Richtungsweisendes Treffen in Bad Godesberg
Dass Berlin eine Vorreiterrolle beanspruchte, verstand sich von selbst. Doch je mehr sich die Sowjets einmischten, desto mehr verloren die dortigen Christdemokraten an Einfluss. Eine Führungsposition wuchs demgegenüber den Politikern in der britischen Zone um Konrad Adenauer zu. Schließlich kam es zum "großen Reichstreffen" im Dezember 1945 in Bad Godesberg. Dort wurde beschlossen, den Namen "Christlich-Demokratische Union" anzunehmen. In der französischen und der amerikanischen Zone blieb ein Zusammenschluss noch lange verboten. Erst auf dem Goslarer Parteitag 1950 formierte sich die CDU bundesweit.
Gesellschaftspolitisches Ziel sollte nach den Worten Adenauers eine Demokratie sein, die "in der christlich-abendländischen Weltanschauung, in dem christlichen Naturrecht, in den Grundsätzen der christlichen Ethik wurzelt". Zustimmung fand zunächst die Kölner Leitlinie eines "Sozialismus aus christlicher Verantwortung", die vor allem die Walberberger Dominikaner und linkskatholische Kreise um Walter Dirks forderten.
Schon im Februar 1947 wurde sie aber im Ahlener Programm durch eine liberalere Linie austariert. Leitvorstellung wurde ein dritter Weg zwischen Kapitalismus und Sozialismus, der Privateigentum genauso bejahte wie seine Sozialpflichtigkeit. Leitwerte wurden Solidarität und Subsidiarität - Ludwig Erhard sprach von Sozialer Marktwirtschaft.
Wie eine Partei ein Land prägte
Von Adenauer bis Merkel: Keine Partei hat die Geschicke der Bundesrepublik so stark beeinflusst. 51 von 71 Jahren führte sie die Bundesregierung, stellte die Weichen für Westbindung und Soziale Marktwirtschaft. Auch die Einheit 1989/1990 fiel in ihre Regierungszeit.
Mittlerweile ist Krise angesagt: Nach dem Mauerfall ist der Partei der Kitt abhanden gekommen. Hatte die CDU (ohne CSU) 1990 noch rund 790.000 Mitglieder, waren es 2018 noch 414.905. Zugleich hat der pragmatische Kurs der Vorsitzenden Angela Merkel manche Konservativen heimatlos gemacht - etwa durch die Abschaffung der Wehrpflicht, den Atomausstieg, die Einführung der Homoehe oder die Flüchtlingsfrage.

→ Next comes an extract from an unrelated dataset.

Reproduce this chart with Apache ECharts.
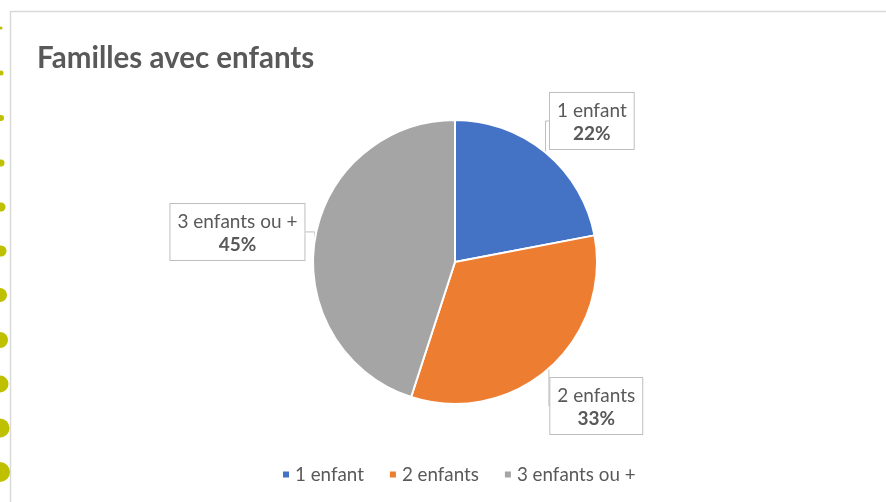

Was macht die CDU aus? Diese Frage stellt sich im breiter gewordenen Parteienspektrum. Wie sie sich gegenüber nationalkonservativen Haltungen und der AfD abgrenzt, wird vor allem in den östlichen Bundesländern beantwortet. Zur Zerreißprobe könnten aber auch Koalitionen mit den Grünen werden, mit denen es Schnittmengen etwa bei den Wählermilieus oder bei Themen wie der Bewahrung der Schöpfung sowie ethischen Fragen wie Gentechnik und Sterbehilfe gibt.